Dashcams with IR capability and LEDs should have enough illumination for filming at close range, which will be good enough since the guy is directly in front of your car when he's engaging in trespass.

Some of them come with internal batteries and can record when the vehicle isn't providing any power. Heck, some of them come with motion detection, too, and can be set to start recording when movement is detected.

Also, on your night off, you should try to catch him by surprise. You are on CPF--which means that you probably should have an insanely bright light or two. Give him a nice taste of portable sun in his eyes.


----------



## selfbuilt (Jul 1, 2012)

B.B. said:


> I would talk to the wife. Approach her as a caring individual worried about his strange behavior. It could be heath related, and she may not have seen any weirdness yet.
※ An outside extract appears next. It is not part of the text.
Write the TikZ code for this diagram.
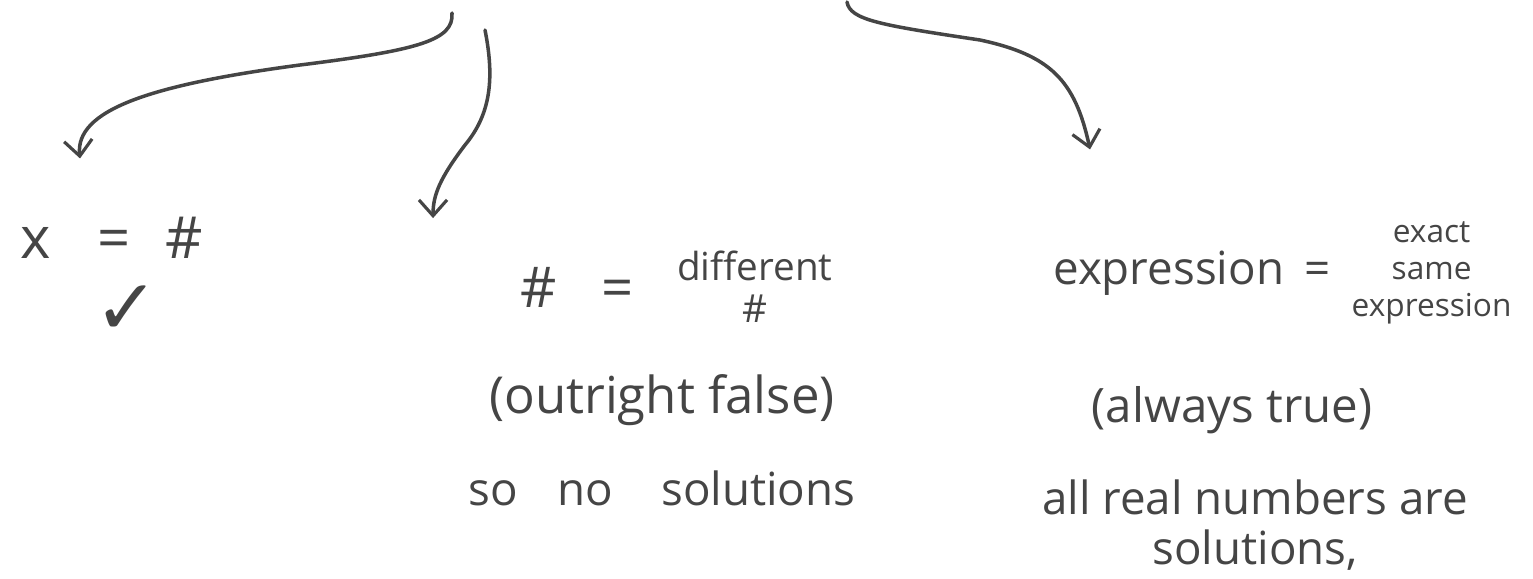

That is really good advice. Before getting into more extravagant attempts at detection/interdiction, a simple conversation with the man's wife may clarrify the situation.

Two comments really struck me here:



mr_maurice said:


> My mother once hid in one of our cars and caught him in the act, he would'nt give a real explanation when confronted. It obviously did'nt deter him since he kept doing it every time he could.





mr_maurice said:


> What really bugs me it that this guy usually behaves like a nice and almost cheerful individual, that is waving to say good morning, have a bit of smalltalk if we cross paths, he even helped me maneuver my car out by checking for traffic on our narrow street.
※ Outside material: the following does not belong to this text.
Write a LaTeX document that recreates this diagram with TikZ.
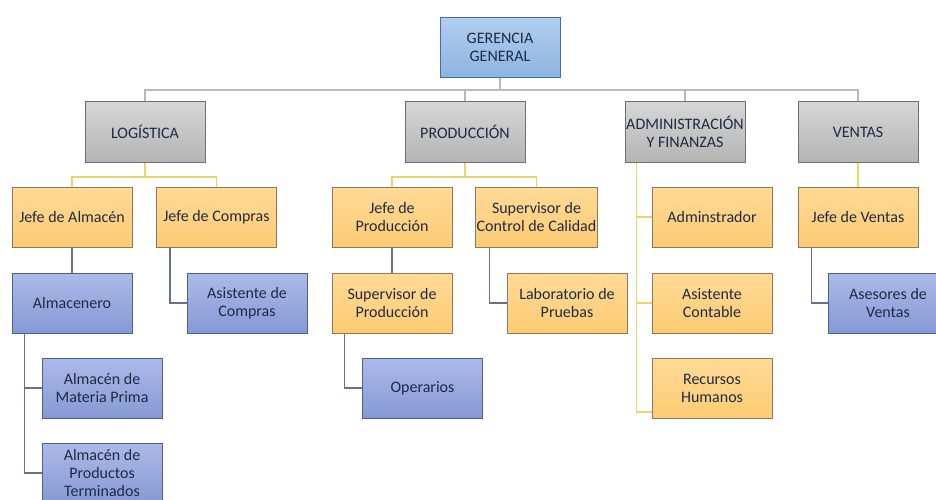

Given his likely age (for being retired), this sounds very much like the onset of dementia. He may be perfectly pleasant and seemingly lucid for brief casual conversations. But the disorganized and repetitive behaviour (and his inability to recognize or justify it) would be quite consistent with dementia.
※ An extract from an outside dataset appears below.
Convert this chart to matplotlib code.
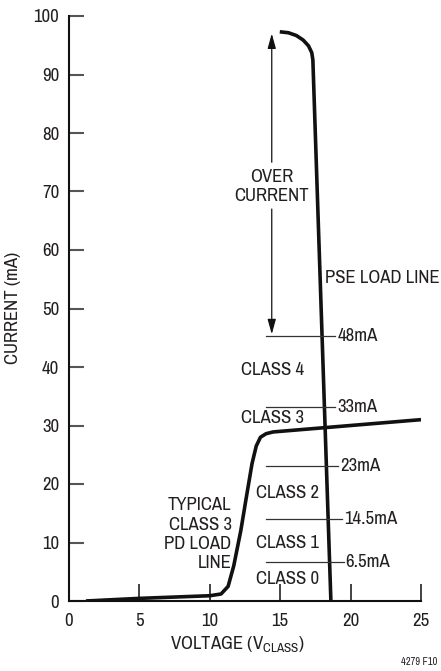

Again, talk to the wife. It is likely to come as no surprise to her (i.e. no video evidence will be required).


----------



## Gene43 (Jul 1, 2012)

Get one of those motion activated wildlife cameras that hunters use.


----------



## Chauncey Gardiner (Jul 1, 2012)

_mr_maurice, 

Read this again....great counsel. Also, Love they neighbor as they self.

~ Chance_



selfbuilt said:


> That is really good advice. Before getting into more extravagant attempts at detection/interdiction, a simple conversation with the man's wife may clarrify the situation.
> 
> Two comments really struck me here:
> 
> ...


----------



## TooManyGizmos (Jul 2, 2012)

~

Invite him IN for lunch .... and get to know him better ......

maybe he is lonely ?

~

Try asking him WHY he is doing it ?

Maybe his wife is ignoring him ?

OLD men get frustrated ! ... and confused .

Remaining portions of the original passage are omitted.